Undersupply to spur office centres – Knight Frank rental growth in key Thames Valley

Knight Frank says the Thames Valley is leading the recovery in the market for available office space in South East England, and the ICT sector is driving this growth. At the firm’s M25 Office Market Research breakfast at the Dorchester in London this morning, Knight Frank’s head of South East Offices, Emma Goodford, said: “ICT is really on the charge again and will drive forward the recovery of the South East market,  focusing on the Thames Valley area.”

“My colleagues at Newmark Knight Frank in Silicon Valley tell me the market is buzzing,” she added. “I anticipate the explosion of wireless communication will increase the demand from the ICT sector and forecast that, within 12 months, this sector will account for 50% of take-up in the Thames Valley region.” Knight Frank also notes that new market entrants from Asia such as Huwawei and HTC are also expected to drive expansion.

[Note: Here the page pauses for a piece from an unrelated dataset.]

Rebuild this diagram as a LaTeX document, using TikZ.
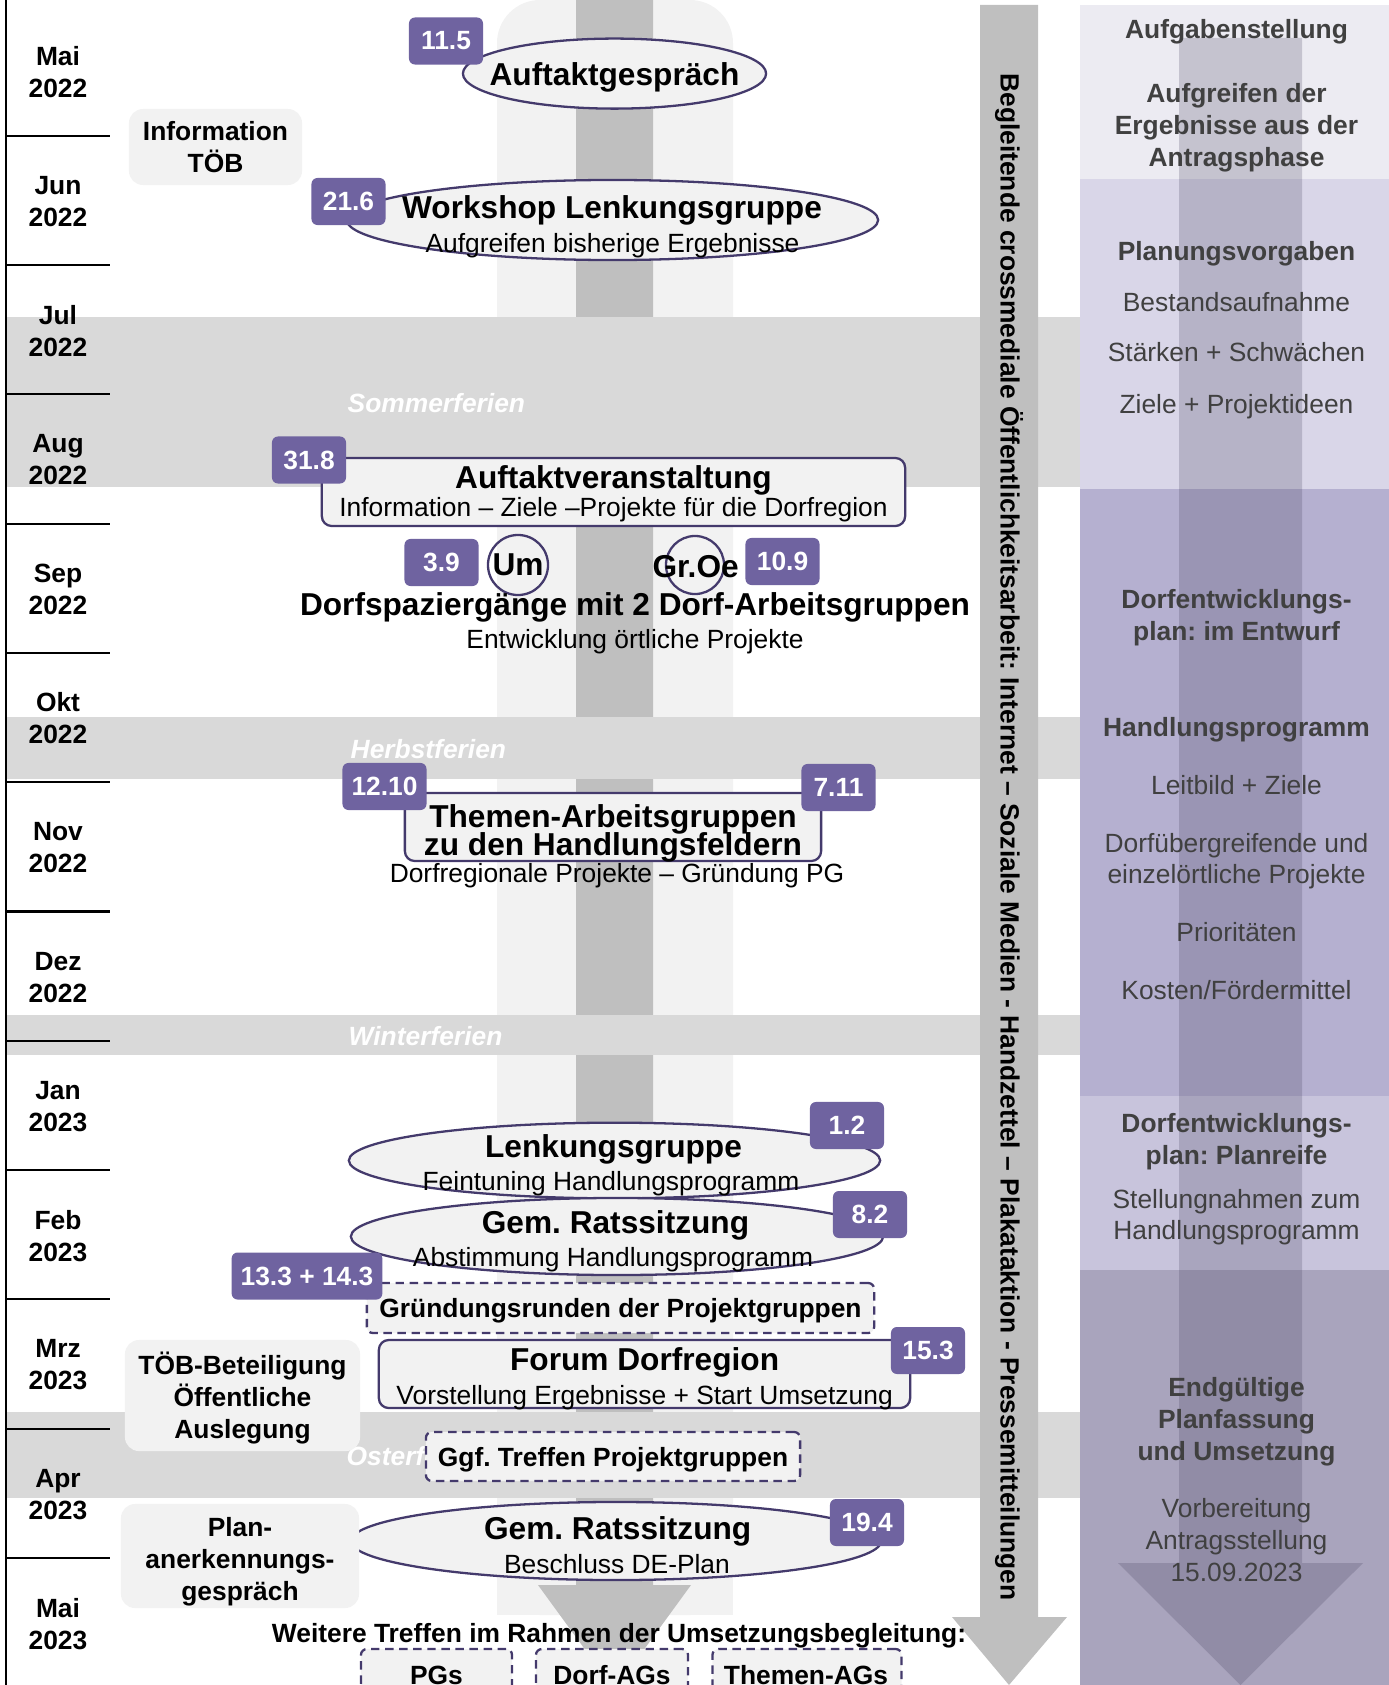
\documentclass[tikz,border=0pt]{standalone}
\usepackage{fontspec}
\setmainfont{Liberation Sans}
\usetikzlibrary{shapes.geometric}
\frenchspacing

\definecolor{lightfill}{RGB}{242,242,242}
\definecolor{ferienfill}{RGB}{217,217,217}
\definecolor{arrowgray}{RGB}{191,191,191}
\definecolor{badgefill}{RGB}{111,99,160}
\definecolor{edgepurple}{RGB}{68,58,108}
\definecolor{panelA}{RGB}{236,235,242}
\definecolor{panelB}{RGB}{217,214,232}
\definecolor{panelC}{RGB}{181,176,208}
\definecolor{panelD}{RGB}{200,196,220}
\definecolor{panelE}{RGB}{169,164,189}
\definecolor{paneltxt}{RGB}{64,64,64}
\definecolor{panelarrow}{RGB}{60,55,85}

\newcommand{\tlTitle}{\fontsize{9}{10}\selectfont\bfseries}
\newcommand{\tlSub}{\fontsize{7.5}{9}\selectfont}
\newcommand{\tlBold}{\fontsize{7.5}{9.1}\selectfont\bfseries}

\begin{document}
\begin{tikzpicture}[x=0.01cm,y=-0.01cm,
  datebadge/.style={fill=badgefill,rounded corners=1.7pt,text=white,font=\tlBold,minimum width=0.74cm,minimum height=0.47cm,inner xsep=0.09cm,inner ysep=0pt},
  evtoval/.style={ellipse,draw=edgepurple,fill=lightfill,line width=0.65pt,inner sep=0pt},
  evtbox/.style={rectangle,rounded corners=2.8pt,draw=edgepurple,fill=lightfill,line width=0.65pt,inner sep=0pt},
  evtdash/.style={evtbox,dash pattern=on 2.4pt off 1.6pt,rounded corners=1.7pt},
  titletext/.style={font=\tlTitle,inner sep=0pt},
  subtext/.style={font=\tlSub,inner sep=0pt},
  boldtext/.style={font=\tlBold,inner sep=0pt,align=center},
  greynote/.style={fill=lightfill,rounded corners=4pt,inner sep=0pt},
  ferienlbl/.style={font=\tlBold\itshape,text=white,anchor=west,inner sep=0pt},
  paneltext/.style={font=\tlSub,text=paneltxt,align=center,inner sep=0pt},
  panelbold/.style={paneltext,font=\tlBold}
]
\useasboundingbox (0,0) rectangle (1389,1685);
\clip (0,0) rectangle (1389,1685);

% Mittelspalte mit Pfeil
\fill[lightfill,rounded corners=0.43cm] (497,0) rectangle (733,1615);
\fill[lightfill] (497,700) rectangle (733,1615);
\fill[arrowgray] (576,0) -- (576,1585) -- (538,1585) -- (614.5,1690) -- (691,1585) -- (653,1585) -- (653,0) -- cycle;

% Ferien
\fill[ferienfill] (7,317) rectangle (1080,487);
\fill[ferienfill] (7,717) rectangle (1080,779);
\fill[ferienfill] (7,1015) rectangle (1080,1055);
\fill[ferienfill] (7,1412) rectangle (1080,1498);

% Oeffentlichkeitsarbeit
\fill[arrowgray] (980,5) -- (980,1617) -- (952,1617) -- (1009,1685) -- (1067,1617) -- (1038,1617) -- (1038,5) -- cycle;
\node[font=\tlBold,rotate=-90,inner sep=0pt] (pr) at (1009,837) {Begleitende crossmediale Öffentlichkeitsarbeit: Internet – Soziale Medien - Handzettel – Plakataktion - Pressemitteilungen};

% rechte Spalte
\fill[panelA] (1080,5) rectangle (1389,179);
\fill[panelB] (1080,179) rectangle (1389,489);
\fill[panelC] (1080,489) rectangle (1389,1096);
\fill[panelD] (1080,1096) rectangle (1389,1270);
\fill[panelE] (1080,1270) rectangle (1389,1685);
\fill[panelarrow,opacity=0.22] (1179,38) -- (1179,1563) -- (1118,1563) -- (1240.5,1685) -- (1363,1563) -- (1302,1563) -- (1302,38) -- cycle;

\node[panelbold] (pA1) at (1236.5,32) {Aufgabenstellung};
\node[panelbold] (pA2) at (1236.5,128) {Aufgreifen der\\Ergebnisse aus der\\Antragsphase};
\node[panelbold] (pB1) at (1236.5,254) {Planungsvorgaben};
\node[paneltext] (pB2) at (1236.5,302) {Bestandsaufnahme};
\node[paneltext] (pB3) at (1236.5,352) {Stärken + Schwächen};
\node[paneltext] (pB4) at (1236.5,407) {Ziele + Projektideen};
\node[panelbold] (pC1) at (1236.5,618) {Dorfentwicklungs-\\plan: im Entwurf};
\node[panelbold] (pC2) at (1236.5,730) {Handlungsprogramm};
\node[paneltext] (pC3) at (1236.5,785) {Leitbild + Ziele};
\node[paneltext] (pC4) at (1236.5,861) {Dorfübergreifende und\\einzelörtliche Projekte};
\node[paneltext] (pC5) at (1236.5,932.5) {Prioritäten};
\node[paneltext] (pC6) at (1236.5,990.5) {Kosten/Fördermittel};
\node[panelbold] (pD1) at (1236.5,1142) {Dorfentwicklungs-\\plan: Planreife};
\node[paneltext] (pD2) at (1236.5,1217) {Stellungnahmen zum\\Handlungsprogramm};
\node[panelbold] (pE1) at (1236.5,1422) {Endgültige\\Planfassung\\und Umsetzung};
\node[paneltext] (pE2) at (1236.5,1540) {Vorbereitung\\Antragsstellung\\15.09.2023};

% Zeitachse
\draw[line width=0.6pt] (6,0) -- (6,1685);
\foreach \k in {0,...,11}
  \draw[line width=0.6pt] (6,{135.7+129.3*\k}) -- (110,{135.7+129.3*\k});
\foreach \mon/\yr [count=\i from 0] in {Mai/2022,Jun/2022,Jul/2022,Aug/2022,Sep/2022,Okt/2022,Nov/2022,Dez/2022,Jan/2023,Feb/2023,Mrz/2023,Apr/2023,Mai/2023}
  \node[boldtext] (m\i) at (58,{72+129.3*\i}) {\mon\\\yr};

\node[ferienlbl] (fSo) at (347,403) {Sommerferien};
\node[ferienlbl] (fHe) at (350,749) {Herbstferien};
\node[ferienlbl] (fWi) at (348,1036) {Winterferien};
\begin{scope}
  \clip (340,1420) rectangle (426,1490);
  \node[ferienlbl] (fOs) at (346,1456) {Osterferien};
\end{scope}

% Termine
\node[evtoval,minimum width=3.03cm,minimum height=0.70cm] (ag) at (614.5,73.6) {};
\node[titletext] (agT) at (614.5,77) {Auftaktgespräch};
\node[datebadge] (b115) at (446,41) {11.5};

\node[greynote,boldtext,minimum width=1.73cm,minimum height=0.76cm] (info) at (215.5,147) {Information\\TÖB};

\node[evtoval,minimum width=5.31cm,minimum height=0.80cm] (ws) at (612.5,220) {};
\node[titletext] (wsT) at (612,210) {Workshop Lenkungsgruppe};
\node[subtext] (wsS) at (612.5,246) {Aufgreifen bisherige Ergebnisse};
\node[datebadge] (b216) at (348.5,201.5) {21.6};

\node[evtbox,minimum width=5.83cm,minimum height=0.68cm] (av) at (613.5,492) {};
\node[titletext] (avT) at (613.5,480) {Auftaktveranstaltung};
\node[subtext] (avS) at (613.5,510) {Information – Ziele –Projekte für die Dorfregion};
\node[datebadge] (b318) at (309,460) {31.8};

\node[datebadge] (b39) at (441.5,562.5) {3.9};
\node[circle,draw=edgepurple,line width=0.65pt,minimum size=0.60cm,inner sep=0pt,font=\tlTitle] (um) at (518,565) {Um};
\node[circle,draw=edgepurple,line width=0.65pt,minimum size=0.58cm,inner sep=0pt] (gro) at (695,565) {};
\node[titletext] (groT) at (695.6,567) {Gr.Oe};
\node[datebadge] (b109) at (782.5,561.5) {10.9};
\node[titletext] (dsT) at (635,607) {Dorfspaziergänge mit 2 Dorf-Arbeitsgruppen};
\node[subtext] (dsS) at (635,642) {Entwicklung örtliche Projekte};

\node[evtbox,minimum width=4.16cm,minimum height=0.68cm] (ta) at (613,827) {};
\node[titletext] (taT1) at (613,819.5) {Themen-Arbeitsgruppen};
\node[titletext] (taT2) at (613,847.4) {zu den Handlungsfeldern};
\node[subtext] (taS) at (617,876) {Dorfregionale Projekte – Gründung PG};
\node[datebadge] (b1210) at (384.5,786.5) {12.10};
\node[datebadge] (b711) at (838.5,787.5) {7.11};

\node[evtoval,minimum width=5.31cm,minimum height=0.756cm] (lg) at (614.5,1160.5) {};
\node[titletext] (lgT) at (613.5,1149) {Lenkungsgruppe};
\node[subtext] (lgS) at (611,1184) {Feintuning Handlungsprogramm};
\node[datebadge] (b12) at (847,1125.5) {1.2};

\node[evtoval,minimum width=5.32cm,minimum height=0.77cm] (gr1) at (617,1236.5) {};
\node[titletext] (gr1T) at (615.5,1225.5) {Gem. Ratssitzung};
\node[subtext] (gr1S) at (613,1260) {Abstimmung Handlungsprogramm};
\node[datebadge] (b82) at (870,1214.5) {8.2};

\node[evtdash,minimum width=5.07cm,minimum height=0.50cm] (grd) at (620.5,1308) {};
\node[boldtext] (grdT) at (620.5,1311) {Gründungsrunden der Projektgruppen};
\node[datebadge] (b1314) at (307,1276) {13.3 + 14.3};

\node[evtbox,minimum width=5.31cm,minimum height=0.68cm] (fo) at (644.5,1374) {};
\node[titletext] (foT) at (644.6,1362) {Forum Dorfregion};
\node[subtext] (foS) at (644.6,1397.5) {Vorstellung Ergebnisse + Start Umsetzung};
\node[datebadge] (b153) at (928,1350.5) {15.3};

\node[greynote,boldtext,minimum width=2.35cm,minimum height=1.11cm] (toeb) at (242.5,1395.5) {};
\node[boldtext] (toebT) at (242.5,1398.5) {TÖB-Beteiligung\\Öffentliche\\Auslegung};

\node[evtdash,minimum width=3.74cm,minimum height=0.49cm] (ggf) at (613,1456.5) {};
\node[boldtext] (ggfT) at (613,1460) {Ggf. Treffen Projektgruppen};

\node[evtoval,minimum width=5.30cm,minimum height=0.78cm] (gr2) at (616,1541) {};
\node[titletext] (gr2T) at (617.7,1531) {Gem. Ratssitzung};
\node[subtext] (gr2S) at (617,1564) {Beschluss DE-Plan};
\node[datebadge] (b194) at (867,1522.5) {19.4};

\node[greynote,minimum width=2.38cm,minimum height=1.04cm] (plan) at (240,1556) {};
\node[boldtext] (planT) at (240,1562) {Plan-\\anerkennungs-\\gespräch};

% Umsetzungsbegleitung
\node[boldtext] (wt) at (619,1636) {Weitere Treffen im Rahmen der Umsetzungsbegleitung:};
\node[evtdash,minimum width=1.51cm,minimum height=0.72cm] (pg) at (436.5,1685) {};
\node[boldtext] (pgT) at (436.5,1675) {PGs};
\node[evtdash,minimum width=1.52cm,minimum height=0.72cm] (dag) at (612,1685) {};
\node[boldtext] (dagT) at (612,1675) {Dorf-AGs};
\node[evtdash,minimum width=1.89cm,minimum height=0.72cm] (tag) at (807,1685) {};
\node[boldtext] (tagT) at (806,1675) {Themen-AGs};
\end{tikzpicture}
\end{document}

In the M25 region, Knight Frank says take-up reached 452,000 sq ft in the first quarter of this year, which is 15% above the previous year’s level but still 30% below the ten-year quarterly average. By contrast take-up in the M4 office market at 415,965 sq ft was a huge 82% above Q1 2010 and also above the long-term average.

Demand for office space in the Thames Valley area has focused on new and Grade A properties, which accounted for 92% of take-up over the past year, above the average of 79%. Out-of-town space has also been popular as the market recovers, making up 64% of Thames Valley take-up over the past 12 months. “Active occupiers are demanding large floor plates, car parking, security and profile which town centres sometimes cannot provide,” the firm notes. The vacancy rate for new and Grade A stock is 5.5% and is expected to fall to 4.1% by the end of 2013.

Knight Frank says there is a “looming supply and demand imbalance” in many key towns in the Thames Valley area, including Richmond, which has just 0.9 years’ supply of new and Grade A space, Uxbridge (1.2 years), Staines (1.8 years), Hammersmith (2.7 years) and Chiswick (1.4 years).

The firm says the case for speculative development in these centres is clear and also supported by headline rents. But just 1.4m sq ft of new completions are forecast by the end of 2013 – just eight months’ supply. Of this, 90% is in key Thames Valley towns. Emma Goodford says the potential lack of supply will lead to rental growth in the most active but undersupplied centres – Knight Frank’s top picks for rental growth include Maidenhead, Uxbridge, Reading, Staines and Guildford.